Mark Kawabe - Friday, June 13, 2014

CASL Anti Spam LawThe sky may or may not fall on July 1, 2014 when CASL (the Canadian Anti Spam Law) comes into effect. Personally, I don't think there will be many changes with respect to B2B communications right away. Here's why.

CASL requires businesses to demonstrate they have either express or implied consent when sending Commercial Electronic Messages (CEM). Few businesses have obtained express consent to send CEM to everyone on their list, so it's likely your business will be sending to your list based on implied consent.

I'd like to talk about the notion of implied consent because I think there's a major exception in CASL that will allow most businesses the ability to continue operating "as is" without running afoul of the law. This major exception revolves around whether a recipient has "conspicuously published" or "disclosed" his or her electronic address. For the purpose of this discussion, we'll use an email address as the example electronic address.

What does it mean to have "conspicuously published" an email address? I think there are several possibilities.

  1. It's visible on your company website
  2. It's visible on social media sites
  3. It's visible on newspaper ads, billboards, flyers, brochures or vehicle advertising

If you have "disclosed" your email address, you may have done one of the following things:

  1. Printed it on your business cards,
  2. Included it as part of an email signature,
  3. Told someone your address verbally or over the phone.

If you have "conspicuously published" or "disclosed" your email address, you may be giving implied consent that you wish to be contacted for business purposes via email.
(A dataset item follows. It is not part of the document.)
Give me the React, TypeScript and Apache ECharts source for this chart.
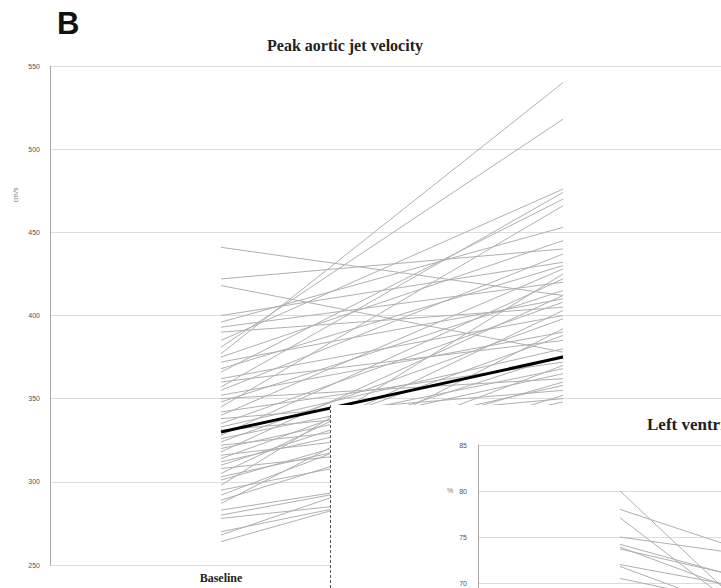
import React, { useEffect, useRef } from "react";
import * as echarts from "echarts";

const categories = ["Baseline", "Follow-up"];
const yMin = 250;
const yMax = 550;
const yStep = 50;

const baselineValues = [
  441, 422, 418, 400, 396, 393, 390, 385, 381, 377,
  375, 372, 368, 366, 362, 360, 357, 355, 352, 350,
  348, 345, 342, 340, 338, 335, 333, 331, 328, 326,
  324, 322, 320, 318, 316, 314, 312, 310, 308, 305,
  303, 301, 298, 295, 292, 289, 287, 283, 280, 278,
  270, 268, 264,
];
const followUpValues = [
  412, 440, 378, 432, 453, 420, 405, 476, 518, 540,
  445, 410, 430, 470, 400, 385, 474, 437, 390, 362,
  415, 466, 372, 428, 355, 408, 380, 350, 422, 368,
  398, 345, 365, 412, 340, 388, 358, 376, 330, 403,
  348, 360, 425, 335, 370, 352, 392, 315, 318, 300,
  312, 338, 322,
];
const meanValues = [330, 375];

const insetCategories = ["Baseline", "Follow-up"];
const insetMin = 40;
const insetMax = 85;
const insetStep = 5;
const insetLowestShownTick = 70;
const insetBaseline = [80, 78, 77.1, 75, 74.2, 73.9, 73.7, 72, 71.8, 70.5];
const insetFollowUp = [51, 67.8, 53.5, 70.7, 65.7, 62.5, 66.6, 66.3, 60.4, 64];

const serif = "'Liberation Serif', 'Times New Roman', serif";
const sans = "'Liberation Sans', Arial, sans-serif";

function MainChart() {
  const ref = useRef<HTMLDivElement>(null);
  useEffect(() => {
    if (!ref.current) return;
    const chart = echarts.init(ref.current, undefined, { renderer: "svg" });
    const series: any[] = baselineValues.map((b, i) => ({
      type: "line",
      data: [b, followUpValues[i]],
      symbol: "none",
      silent: true,
      lineStyle: { color: "#b0b0b0", width: 1 },
      z: 2,
    }));
    series.push({
      type: "line",
      data: meanValues,
      symbol: "none",
      silent: true,
      lineStyle: { color: "#000", width: 3 },
      z: 5,
    });
    chart.setOption({
      animation: false,
      backgroundColor: "#fff",
      grid: { left: 50, top: 66, width: 684, height: 499, outerBoundsMode: "none" },
      xAxis: {
        type: "category",
        data: categories,
        boundaryGap: true,
        axisLine: { show: false },
        axisTick: { show: false },
        axisLabel: {
          fontFamily: serif,
          fontWeight: "bold",
          fontSize: 12,
          color: "#222",
          margin: 7,
        },
      },
      yAxis: {
        type: "value",
        min: yMin,
        max: yMax,
        interval: yStep,
        axisLine: { show: true, lineStyle: { color: "#a8a8a8", width: 1 } },
        axisTick: { show: false },
        axisLabel: { fontSize: 7, color: "#555", margin: 10, fontFamily: sans },
        splitLine: { lineStyle: { color: "#dcdcdc", width: 1 } },
      },
      graphic: [
        {
          type: "text",
          x: 57,
          y: 8,
          style: {
            text: "B",
            fontFamily: sans,
            fontWeight: "bold",
            fontSize: 31,
            fill: "#111",
            textVerticalAlign: "top",
          },
        },
        {
          type: "text",
          x: 345,
          y: 37,
          style: {
            text: "Peak aortic jet velocity",
            fontFamily: serif,
            fontWeight: "bold",
            fontSize: 16,
            fill: "#222",
            textAlign: "center",
            textVerticalAlign: "top",
          },
        },
        {
          type: "text",
          x: 15,
          y: 195,
          rotation: Math.PI / 2,
          style: {
            text: "cm/s",
            fontFamily: sans,
            fontSize: 7,
            fill: "#777",
            textAlign: "center",
            textVerticalAlign: "middle",
          },
        },
      ],
      series,
    });
    return () => chart.dispose();
  }, []);
  return <div ref={ref} style={{ width: 721, height: 588 }} />;
}

function InsetChart() {
  const ref = useRef<HTMLDivElement>(null);
  useEffect(() => {
    if (!ref.current) return;
    const chart = echarts.init(ref.current, undefined, { renderer: "svg" });
    const series: any[] = insetBaseline.map((b, i) => ({
      type: "line",
      data: [b, insetFollowUp[i]],
      symbol: "none",
      silent: true,
      lineStyle: { color: "#b0b0b0", width: 1 },
    }));
    chart.setOption({
      animation: false,
      backgroundColor: "#fff",
      grid: { left: 147, top: 40, width: 568, height: 414, outerBoundsMode: "none" },
      xAxis: {
        type: "category",
        data: insetCategories,
        boundaryGap: true,
        axisLine: { show: false },
        axisTick: { show: false },
        axisLabel: { show: false },
      },
      yAxis: {
        type: "value",
        min: insetMin,
        max: insetMax,
        interval: insetStep,
        axisLine: { show: true, lineStyle: { color: "#a8a8a8", width: 1 } },
        axisTick: { show: false },
        axisLabel: {
          fontSize: 7,
          color: "#555",
          margin: 11,
          fontFamily: sans,
          formatter: (v: number) => (v >= insetLowestShownTick ? String(v) : ""),
        },
        splitLine: { lineStyle: { color: "#dcdcdc", width: 1 } },
      },
      graphic: [
        {
          type: "text",
          x: 316,
          y: 11,
          style: {
            text: "Left ventricular ejection fraction",
            fontFamily: serif,
            fontWeight: "bold",
            fontSize: 17,
            fill: "#222",
            textVerticalAlign: "top",
          },
        },
        {
          type: "text",
          x: 119,
          y: 85,
          style: {
            text: "%",
            fontFamily: sans,
            fontSize: 7,
            fill: "#777",
            textAlign: "center",
            textVerticalAlign: "middle",
          },
        },
      ],
      series,
    });
    return () => chart.dispose();
  }, []);
  return <div ref={ref} style={{ width: 720, height: 183 }} />;
}

export default function App() {
  return (
    <div style={{ position: "fixed", left: 0, top: 0, width: 721, height: 588, overflow: "hidden", background: "#fff" }}>
      <MainChart />
      <div
        style={{
          position: "absolute",
          left: 330,
          top: 405,
          width: 391,
          height: 183,
          overflow: "hidden",
          background: "#fff",
          borderLeft: "1px dashed #555",
          boxSizing: "border-box",
        }}
      >
        <InsetChart />
      </div>
    </div>
  );
}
If you did not indicate in any way that you do not wish to receive unsolicited CEMs via your email address, this may be enough to establish you are providing implied consent to received CEMs.

This has been referred to as the "business card exception". At networking events, you will often give people your business card which may have your email address on it. Unless you tell the recipient of your card not to send you CEMs, they can assume you have provided implied consent to receive messages from them. When that person's email newsletter hits your inbox the next day, you don't really have grounds for complaining. Thankfully, under CASL, you can simply unsubscribe from a mailing and the sender has to remove you from their list within 10 days.

Of course, the CEM you were sent had to have been relevant to your business, role, functions or duties in a business or official capacity and met the contact information requirements for it not to have been considered spam.

Many people I've spoken to are working on becoming compliant with CASL. I encourage everyone to do so. You will still be able to send relevant CEMs after July 1, 2014. You have three years to become fully compliant, so while you're sending messages based on implied consent, do your best to gain express consent from the recipients of your messages so you'll be in a good place come July 1, 2017.